__Collected data__.

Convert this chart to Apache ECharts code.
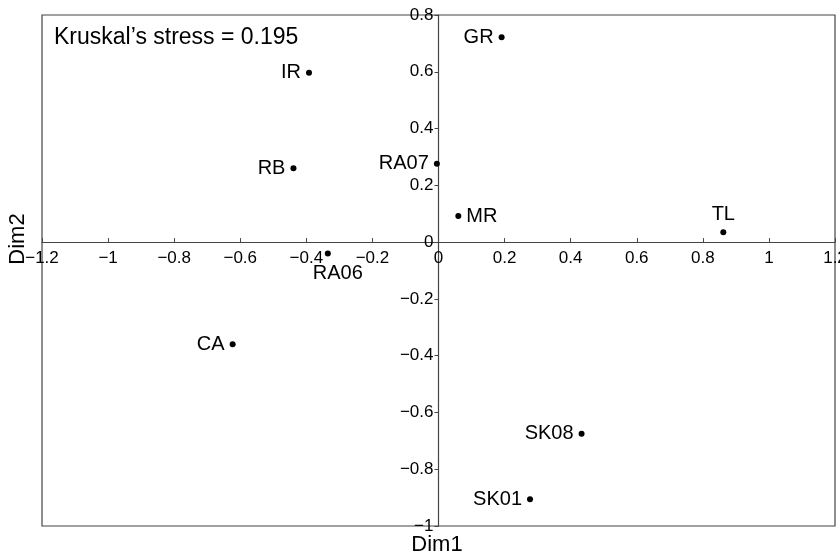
<!DOCTYPE html>
<html>
<head>
<meta charset="utf-8">
<script src="https://cdn.jsdelivr.net/npm/echarts@6/dist/echarts.min.js"></script>
<style>html,body{margin:0;padding:0;background:#fff;}#c{width:840px;height:555px;}</style>
</head>
<body>
<div id="c"></div>
<script>
const sites = ['IR','RB','RA07','RA06','GR','MR','TL','CA','SK08','SK01'];
const dim1 = [-0.392,-0.439,-0.005,-0.335,0.191,0.060,0.862,-0.623,0.433,0.277];
const dim2 = [0.597,0.260,0.276,-0.040,0.722,0.092,0.035,-0.360,-0.675,-0.906];
const xTicks = [-1.2,-1,-0.8,-0.6,-0.4,-0.2,0,0.2,0.4,0.6,0.8,1,1.2];
const yTicks = [-1,-0.8,-0.6,-0.4,-0.2,0,0.2,0.4,0.6,0.8];
const stressText = 'Kruskal\u2019s stress = 0.195';

const labelPlacement = {
  IR:{position:'left'}, RB:{position:'left'}, RA07:{position:'left'},
  RA06:{position:'bottom', offset:[10,2]}, GR:{position:'left'}, MR:{position:'right'},
  TL:{position:'top'}, CA:{position:'left'}, SK08:{position:'left'}, SK01:{position:'left'}
};

const FONT = 'Liberation Sans, Arial, Helvetica, sans-serif';
const INK = '#000';
const fmt = v => String(v).replace('-', '\u2212');

const chart = echarts.init(document.getElementById('c'), null, {renderer:'canvas'});
const option = {
  animation:false,
  grid:{left:42, right:5, top:15, bottom:29, show:true, borderColor:'#444', borderWidth:1.2,
        backgroundColor:'transparent', outerBoundsMode:'none', containLabel:false},
  xAxis:{
    type:'value', min:xTicks[0], max:xTicks[xTicks.length-1], interval:0.2,
    axisLine:{onZero:false, lineStyle:{color:'#444', width:1.2}},
    axisTick:{inside:true, length:4, lineStyle:{color:'#444'}},
    axisLabel:{formatter:fmt, color:INK, fontSize:17, fontFamily:FONT, margin:8, showMinLabel:true, showMaxLabel:true, hideOverlap:false},
    splitLine:{show:false}
  },
  yAxis:{
    type:'value', min:yTicks[0], max:yTicks[yTicks.length-1], interval:0.2,
    axisLine:{onZero:false, lineStyle:{color:'#444', width:1.2}},
    axisTick:{inside:false, length:4, lineStyle:{color:'#444'}},
    axisLabel:{formatter:fmt, color:INK, fontSize:17, fontFamily:FONT, margin:5, showMinLabel:true, showMaxLabel:true, hideOverlap:false},
    splitLine:{show:false}
  },
  graphic:[
    {type:'text', x:54, y:38, style:{text:stressText, font:'23px '+FONT, fill:INK, textVerticalAlign:'middle', verticalAlign:'middle'}},
    {type:'text', x:437, y:545, style:{text:'Dim1', font:'22px '+FONT, fill:INK, align:'center', verticalAlign:'middle', textAlign:'center', textVerticalAlign:'middle'}},
    {type:'text', x:18, y:239, rotation:Math.PI/2, style:{text:'Dim2', font:'22px '+FONT, fill:INK, align:'center', verticalAlign:'middle', textAlign:'center', textVerticalAlign:'middle'}}
  ],
  series:[{
    type:'scatter',
    symbol:'circle', symbolSize:6,
    itemStyle:{color:'#000', opacity:1},
    label:{show:true, formatter:'{b}', color:INK, opacity:1, fontSize:20, fontFamily:FONT, distance:5, textBorderWidth:0},
    data: sites.map((s,i)=>({name:s, value:[dim1[i], dim2[i]], label:labelPlacement[s]}))
  }]
};
chart.setOption(option);
// move the axes to cross at zero using the library's own scales
const p0 = chart.convertToPixel({gridIndex:0}, [0,0]);
const pMin = chart.convertToPixel({gridIndex:0}, [xTicks[0], yTicks[0]]);
chart.setOption({
  xAxis:{offset: p0[1] - pMin[1]},
  yAxis:{offset: -(p0[0] - pMin[0])}
});
</script>
</body>
</html>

__Exercise details__. Return exactly what appears from the opening line of the material through the line with "const fmt = v", apart from the pictures.

__Finished task__.
Convert this chart to Apache ECharts code.
<!DOCTYPE html>
<html>
<head>
<meta charset="utf-8">
<script src="https://cdn.jsdelivr.net/npm/echarts@6/dist/echarts.min.js"></script>
<style>html,body{margin:0;padding:0;background:#fff;}#c{width:840px;height:555px;}</style>
</head>
<body>
<div id="c"></div>
<script>
const sites = ['IR','RB','RA07','RA06','GR','MR','TL','CA','SK08','SK01'];
const dim1 = [-0.392,-0.439,-0.005,-0.335,0.191,0.060,0.862,-0.623,0.433,0.277];
const dim2 = [0.597,0.260,0.276,-0.040,0.722,0.092,0.035,-0.360,-0.675,-0.906];
const xTicks = [-1.2,-1,-0.8,-0.6,-0.4,-0.2,0,0.2,0.4,0.6,0.8,1,1.2];
const yTicks = [-1,-0.8,-0.6,-0.4,-0.2,0,0.2,0.4,0.6,0.8];
const stressText = 'Kruskal\u2019s stress = 0.195';

const labelPlacement = {
  IR:{position:'left'}, RB:{position:'left'}, RA07:{position:'left'},
  RA06:{position:'bottom', offset:[10,2]}, GR:{position:'left'}, MR:{position:'right'},
  TL:{position:'top'}, CA:{position:'left'}, SK08:{position:'left'}, SK01:{position:'left'}
};

const FONT = 'Liberation Sans, Arial, Helvetica, sans-serif';
const INK = '#000';
const fmt = v => String(v).replace('-', '\u2212');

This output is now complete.